While we don’t get Bill Oberst Jr. (still hurts), we do get someone just as good with “The House of Bly Manor’s” Amelia Eve!  The UK actress headlines “The Darkness” in the role of Lisa, the struggling novelist looking for a slice of inspiration but instead receives the whole pie of possession.  Eve lives it up as an entity puppeteering her youthful outer shell in the filth and muck, stuffing her face with all the food in the cottage, and, at times, imitating an urbanity style of death.  Meanwhile, her boyfriend David (Cyril Blake) would have probably unintentionally babe’d her to death if she wasn’t already being haunted by a vindictive Victorian spirit.  “The Darkness” is Blake’s introductory role into feature films and the 36 year old, South Yorkshire actor can’t quite capture sincerity when it comes to his girlfriend’s unusual behavior.  David also just wanders to-and-fro around town in an aloof manner for more than just one reason until things become dire with Lisa and  then is that only when he’s starts to get really involved and attempt to fix whatever’s afflicting  Lisa, even if he has to entertain an informed, but shunned, eccentric priest (John Sudgen) with tea and biscuits in order to get just what the hell is going on.  A number of side characters pop up with an inclining of importance, such as the nosy waitress (Marian Elizabeth), a powerful witch (Gillian Kirkpatrick), and a determined historian (Mary Drake), but fall short of any real significance by fluttering in with just enough motivational tidbits and then flutter out of the scene and let the principle characters work out the rest.  “The Darkness” is a dual timeline narrative with the current story focusing on Lisa’s bubbling black enchantment slowly taking over her body with the backbone base layer account of events providing a tell-all mystery driving Lisa mad with a menacing spirit.  Occurring around a few decades ago before Lisa and David arrive, Niav O’Connor (Katherine Harthshorne) mysteriously disappears from her husband Bryan (Adam Bond), but much of this is revealed through the Lisa’s obsessive reading of Niav’s diary which begs the question, how did Niav write her demise in the diary pages if she was already dead?

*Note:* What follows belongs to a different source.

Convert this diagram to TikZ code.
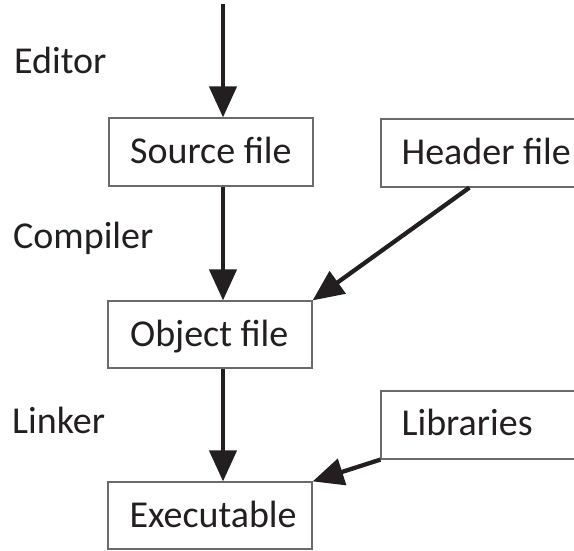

And that last sentiment ultimately describes Mohan’s film, as an unfocused and trite expression of amateur storytelling.  There’s difficulty in trying to nail down, or taking a stab at anything as the saying goes, in the “The Darkness’” many moving parts and many fiends in the off shoots Mohan tries to tie in from all various directions.  Even in the film’s final scenes, Mohan had to pen in one more twist that corrodes even further the integrity of a much desired narrative about Irish mythologies and the malevolencies that spur them. Myths are the heart of “The Darkness,” more specifically with the changelings who are fairies that replace real people, and Niav and Bryan O’Connor’s ghastly tale echoes the non-fictional account of Bridget Cleary, an Irish wife murdered by her husband under the suspicion that his wife was a changeling. Connections made between the past and present are roughly tied together at best with only Niav’s unearthed and charmed diary serving as a conduit to possess Lisa’s curious id. The pursuit of revenge for her untimely demise falls upon… well, that part of the story is undoubtedly vague as Niav seems to be resurrecting from the grave, so to speak, to reveal dubious secrets held by relatives from the lineage of her husband Bryan and cling her spiteful lifeforce to that bloodline and haunt O’Connor descendants like a severe post traumatic stress disorder; yet the vapid ending doesn’t justify the means, falling short the buildup of the hallmarks of folklore horror in witches, changelings, fairies, dark arts priests, and ghosts with anything but spectacular.

No cheap thrills, no gore, no nudity. “The Darkness” relies heavily on the suspense of the gothic tale itself to drawn in and spook audiences as the Mohan film creeps onto digital streaming services and video on demand this month, May 3rd, from the fresh-faced independent UK distribution label, Reel2Reel. The production value on “The Darkness” catches the passing aesthetically expensive eye while still being an economically financed and that’s a big credit to director of photography, Ariel Artur, getting the artistic shots that displays time and patience in getting the minor key angles right to at least extract a gripping moment of apprehension, resembling 60’s and 70’s European horror to likes of Hammer Horror or Amicus in appearance alone. As far as bonus scenes during or after the credits, there are none. As a starting line feature, “The Darkness” is not terrible. Let’s be clear on this as Tharun Mohan understand the fundamentals of filmmaking with sound positioning of characters in scenes, a superb, expensive look on a value size budget, and the Amalie Eve’s crazed performance is a thrill in itself, but envisioning the structure still remains behind the blinders, leaving “the Darkness” just an aimless shot in the dark.